┌─ Data for this exercise

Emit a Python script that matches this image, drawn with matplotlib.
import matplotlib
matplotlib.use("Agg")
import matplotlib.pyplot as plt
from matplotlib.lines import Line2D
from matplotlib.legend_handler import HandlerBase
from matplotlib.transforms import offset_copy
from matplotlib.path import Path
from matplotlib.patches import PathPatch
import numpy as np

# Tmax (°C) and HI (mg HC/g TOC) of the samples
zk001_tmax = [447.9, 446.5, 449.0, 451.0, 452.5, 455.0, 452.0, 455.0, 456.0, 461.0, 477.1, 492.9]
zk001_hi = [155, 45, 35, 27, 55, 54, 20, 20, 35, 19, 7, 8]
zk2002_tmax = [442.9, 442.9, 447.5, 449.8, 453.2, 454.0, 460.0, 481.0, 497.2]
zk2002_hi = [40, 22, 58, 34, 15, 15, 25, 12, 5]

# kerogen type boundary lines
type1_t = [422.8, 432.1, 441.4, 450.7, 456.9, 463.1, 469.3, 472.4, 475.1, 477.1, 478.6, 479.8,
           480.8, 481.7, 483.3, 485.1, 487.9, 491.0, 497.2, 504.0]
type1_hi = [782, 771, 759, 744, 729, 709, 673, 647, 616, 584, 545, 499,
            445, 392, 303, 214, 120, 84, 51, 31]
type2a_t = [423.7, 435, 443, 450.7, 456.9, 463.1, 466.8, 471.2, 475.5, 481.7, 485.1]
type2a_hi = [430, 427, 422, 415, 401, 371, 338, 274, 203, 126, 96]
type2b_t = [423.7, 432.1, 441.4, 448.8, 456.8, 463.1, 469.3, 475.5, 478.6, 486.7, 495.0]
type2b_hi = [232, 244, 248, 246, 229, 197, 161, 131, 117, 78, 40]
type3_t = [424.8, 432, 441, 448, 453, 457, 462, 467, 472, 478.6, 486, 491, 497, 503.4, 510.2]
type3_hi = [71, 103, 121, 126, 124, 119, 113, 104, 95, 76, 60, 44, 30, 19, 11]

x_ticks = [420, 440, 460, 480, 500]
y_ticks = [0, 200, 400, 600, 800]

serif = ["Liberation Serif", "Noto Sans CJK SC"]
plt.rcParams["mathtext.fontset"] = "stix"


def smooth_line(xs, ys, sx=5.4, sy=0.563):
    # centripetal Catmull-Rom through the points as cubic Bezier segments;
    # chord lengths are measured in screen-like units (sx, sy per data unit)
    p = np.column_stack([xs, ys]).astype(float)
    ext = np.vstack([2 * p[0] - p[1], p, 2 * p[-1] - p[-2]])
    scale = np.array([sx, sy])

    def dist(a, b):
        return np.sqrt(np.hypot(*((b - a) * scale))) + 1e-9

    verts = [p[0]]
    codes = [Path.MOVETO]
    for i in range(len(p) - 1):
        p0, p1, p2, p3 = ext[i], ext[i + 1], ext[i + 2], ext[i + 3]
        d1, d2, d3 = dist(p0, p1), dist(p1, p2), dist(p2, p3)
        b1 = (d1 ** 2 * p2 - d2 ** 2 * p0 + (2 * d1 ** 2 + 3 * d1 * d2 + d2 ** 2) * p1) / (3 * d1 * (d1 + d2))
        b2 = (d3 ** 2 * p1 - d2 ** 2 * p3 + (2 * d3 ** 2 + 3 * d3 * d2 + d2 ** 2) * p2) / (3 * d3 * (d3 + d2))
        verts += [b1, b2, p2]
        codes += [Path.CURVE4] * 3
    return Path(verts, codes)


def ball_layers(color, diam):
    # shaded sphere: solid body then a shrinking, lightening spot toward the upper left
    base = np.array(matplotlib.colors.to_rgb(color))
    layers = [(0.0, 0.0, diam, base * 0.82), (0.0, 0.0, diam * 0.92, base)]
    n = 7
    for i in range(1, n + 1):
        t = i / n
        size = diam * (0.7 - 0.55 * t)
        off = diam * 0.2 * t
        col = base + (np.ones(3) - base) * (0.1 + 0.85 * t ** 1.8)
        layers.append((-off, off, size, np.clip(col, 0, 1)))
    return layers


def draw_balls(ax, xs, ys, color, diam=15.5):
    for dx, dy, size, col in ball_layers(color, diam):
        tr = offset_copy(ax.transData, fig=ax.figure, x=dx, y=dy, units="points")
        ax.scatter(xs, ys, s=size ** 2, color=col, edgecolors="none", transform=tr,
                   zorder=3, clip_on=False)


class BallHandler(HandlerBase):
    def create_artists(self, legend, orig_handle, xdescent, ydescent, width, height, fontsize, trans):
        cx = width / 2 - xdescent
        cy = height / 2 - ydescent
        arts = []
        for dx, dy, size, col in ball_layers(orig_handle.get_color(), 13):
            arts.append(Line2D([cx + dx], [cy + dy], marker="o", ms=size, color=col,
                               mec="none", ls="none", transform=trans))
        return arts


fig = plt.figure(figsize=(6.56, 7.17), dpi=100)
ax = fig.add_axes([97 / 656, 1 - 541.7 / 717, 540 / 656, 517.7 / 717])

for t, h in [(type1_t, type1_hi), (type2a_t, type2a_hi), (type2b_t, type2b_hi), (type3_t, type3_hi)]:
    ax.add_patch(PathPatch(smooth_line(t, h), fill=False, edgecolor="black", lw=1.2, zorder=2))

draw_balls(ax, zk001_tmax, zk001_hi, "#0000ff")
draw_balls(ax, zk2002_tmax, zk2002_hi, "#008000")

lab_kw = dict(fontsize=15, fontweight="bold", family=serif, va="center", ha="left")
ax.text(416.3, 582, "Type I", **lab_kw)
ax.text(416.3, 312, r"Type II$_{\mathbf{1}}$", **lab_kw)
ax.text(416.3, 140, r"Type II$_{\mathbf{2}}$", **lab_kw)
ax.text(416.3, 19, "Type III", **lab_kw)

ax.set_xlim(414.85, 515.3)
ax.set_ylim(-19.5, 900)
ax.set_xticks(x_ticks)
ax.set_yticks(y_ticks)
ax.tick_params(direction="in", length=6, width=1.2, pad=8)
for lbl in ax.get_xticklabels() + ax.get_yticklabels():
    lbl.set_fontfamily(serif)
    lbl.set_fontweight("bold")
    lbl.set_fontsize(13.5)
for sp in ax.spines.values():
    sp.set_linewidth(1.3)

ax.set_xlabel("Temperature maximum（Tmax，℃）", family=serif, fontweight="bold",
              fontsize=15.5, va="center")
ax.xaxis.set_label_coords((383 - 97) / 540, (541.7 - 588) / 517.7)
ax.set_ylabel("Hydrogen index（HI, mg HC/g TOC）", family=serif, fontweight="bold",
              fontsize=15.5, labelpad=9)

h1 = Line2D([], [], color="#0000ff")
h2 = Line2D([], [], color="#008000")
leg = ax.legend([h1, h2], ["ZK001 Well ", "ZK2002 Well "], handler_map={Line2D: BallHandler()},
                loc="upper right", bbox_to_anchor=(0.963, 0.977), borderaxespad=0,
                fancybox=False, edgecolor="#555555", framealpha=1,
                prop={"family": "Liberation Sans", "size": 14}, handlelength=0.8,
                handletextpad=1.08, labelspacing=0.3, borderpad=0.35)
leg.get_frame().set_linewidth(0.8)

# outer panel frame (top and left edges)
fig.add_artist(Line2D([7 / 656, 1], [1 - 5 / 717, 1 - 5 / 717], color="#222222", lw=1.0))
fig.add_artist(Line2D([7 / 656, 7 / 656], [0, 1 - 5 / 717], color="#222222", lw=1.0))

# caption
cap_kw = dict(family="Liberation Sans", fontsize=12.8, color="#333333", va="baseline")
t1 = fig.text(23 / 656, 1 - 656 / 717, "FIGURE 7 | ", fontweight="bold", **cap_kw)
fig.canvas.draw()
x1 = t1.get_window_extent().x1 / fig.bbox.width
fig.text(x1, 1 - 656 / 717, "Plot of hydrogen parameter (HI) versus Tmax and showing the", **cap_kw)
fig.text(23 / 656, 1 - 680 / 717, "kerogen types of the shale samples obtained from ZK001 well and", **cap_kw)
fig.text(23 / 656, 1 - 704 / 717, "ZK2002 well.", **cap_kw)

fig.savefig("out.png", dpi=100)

└─
┌─ Data for this exercise

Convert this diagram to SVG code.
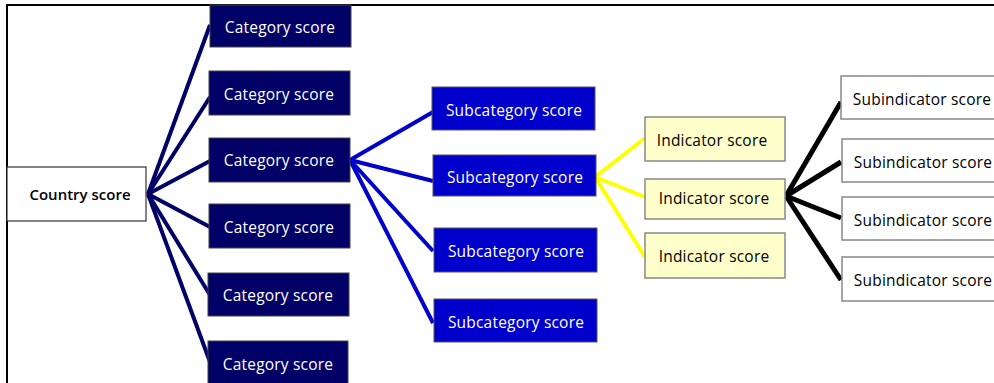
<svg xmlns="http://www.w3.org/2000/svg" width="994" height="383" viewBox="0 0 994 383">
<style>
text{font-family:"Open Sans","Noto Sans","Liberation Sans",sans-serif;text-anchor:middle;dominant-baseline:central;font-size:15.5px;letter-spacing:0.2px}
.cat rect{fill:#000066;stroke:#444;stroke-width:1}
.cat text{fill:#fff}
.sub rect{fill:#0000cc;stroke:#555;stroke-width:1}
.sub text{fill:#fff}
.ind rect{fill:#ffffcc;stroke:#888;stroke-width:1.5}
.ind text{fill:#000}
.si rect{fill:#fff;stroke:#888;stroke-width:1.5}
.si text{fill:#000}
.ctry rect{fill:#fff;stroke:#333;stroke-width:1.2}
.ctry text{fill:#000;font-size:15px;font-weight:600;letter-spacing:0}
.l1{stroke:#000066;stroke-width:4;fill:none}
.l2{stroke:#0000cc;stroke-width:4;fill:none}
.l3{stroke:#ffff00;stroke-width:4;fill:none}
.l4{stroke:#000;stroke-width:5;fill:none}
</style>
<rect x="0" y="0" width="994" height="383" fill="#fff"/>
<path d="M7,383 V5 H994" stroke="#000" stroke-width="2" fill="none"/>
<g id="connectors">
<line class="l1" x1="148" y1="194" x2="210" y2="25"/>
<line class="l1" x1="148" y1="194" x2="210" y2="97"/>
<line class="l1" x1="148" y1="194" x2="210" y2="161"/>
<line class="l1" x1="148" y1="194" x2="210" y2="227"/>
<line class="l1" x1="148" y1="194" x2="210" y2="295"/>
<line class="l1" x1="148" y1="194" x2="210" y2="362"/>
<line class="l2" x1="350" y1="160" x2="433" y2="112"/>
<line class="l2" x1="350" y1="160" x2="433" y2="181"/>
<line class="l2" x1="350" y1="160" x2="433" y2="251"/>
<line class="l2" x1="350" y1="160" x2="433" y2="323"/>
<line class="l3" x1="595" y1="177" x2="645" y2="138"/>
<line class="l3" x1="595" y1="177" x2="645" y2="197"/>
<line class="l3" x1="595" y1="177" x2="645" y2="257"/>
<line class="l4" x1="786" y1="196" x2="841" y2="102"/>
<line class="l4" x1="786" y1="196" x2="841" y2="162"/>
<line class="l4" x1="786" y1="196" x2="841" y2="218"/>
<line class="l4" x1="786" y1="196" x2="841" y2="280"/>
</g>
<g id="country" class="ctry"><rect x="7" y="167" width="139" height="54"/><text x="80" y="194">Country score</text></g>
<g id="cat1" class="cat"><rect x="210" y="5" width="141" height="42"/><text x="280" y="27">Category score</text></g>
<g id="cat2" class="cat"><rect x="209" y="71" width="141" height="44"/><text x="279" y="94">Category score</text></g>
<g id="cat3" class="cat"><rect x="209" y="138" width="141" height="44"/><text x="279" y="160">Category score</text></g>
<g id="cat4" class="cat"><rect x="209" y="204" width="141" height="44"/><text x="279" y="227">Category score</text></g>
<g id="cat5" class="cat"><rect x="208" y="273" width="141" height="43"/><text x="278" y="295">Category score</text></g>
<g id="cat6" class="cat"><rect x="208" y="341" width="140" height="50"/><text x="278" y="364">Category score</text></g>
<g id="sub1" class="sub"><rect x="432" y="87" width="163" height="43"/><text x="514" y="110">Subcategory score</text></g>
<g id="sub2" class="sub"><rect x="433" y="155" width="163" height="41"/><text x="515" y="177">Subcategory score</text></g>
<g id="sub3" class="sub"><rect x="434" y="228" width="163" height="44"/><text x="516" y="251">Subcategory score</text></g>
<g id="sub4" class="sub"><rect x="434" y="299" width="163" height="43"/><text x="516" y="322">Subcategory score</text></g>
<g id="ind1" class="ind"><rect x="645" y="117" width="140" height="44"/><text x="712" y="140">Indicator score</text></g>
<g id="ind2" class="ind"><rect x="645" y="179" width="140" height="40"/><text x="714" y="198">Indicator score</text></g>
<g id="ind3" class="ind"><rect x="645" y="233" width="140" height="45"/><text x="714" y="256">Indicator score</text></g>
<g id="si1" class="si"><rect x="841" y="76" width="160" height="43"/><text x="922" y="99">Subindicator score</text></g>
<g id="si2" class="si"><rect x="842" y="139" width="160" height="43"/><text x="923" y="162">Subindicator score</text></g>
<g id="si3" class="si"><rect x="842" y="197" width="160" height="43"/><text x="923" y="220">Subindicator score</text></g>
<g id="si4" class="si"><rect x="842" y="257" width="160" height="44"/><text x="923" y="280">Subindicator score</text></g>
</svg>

└─

* **Do this**: Scan the material above. Copy each line where "matplotlib" occurs.

* **Finished task**:
Emit a Python script that matches this image, drawn with matplotlib.
import matplotlib
matplotlib.use("Agg")
import matplotlib.pyplot as plt
from matplotlib.lines import Line2D
from matplotlib.legend_handler import HandlerBase
from matplotlib.transforms import offset_copy
from matplotlib.path import Path
from matplotlib.patches import PathPatch
    base = np.array(matplotlib.colors.to_rgb(color))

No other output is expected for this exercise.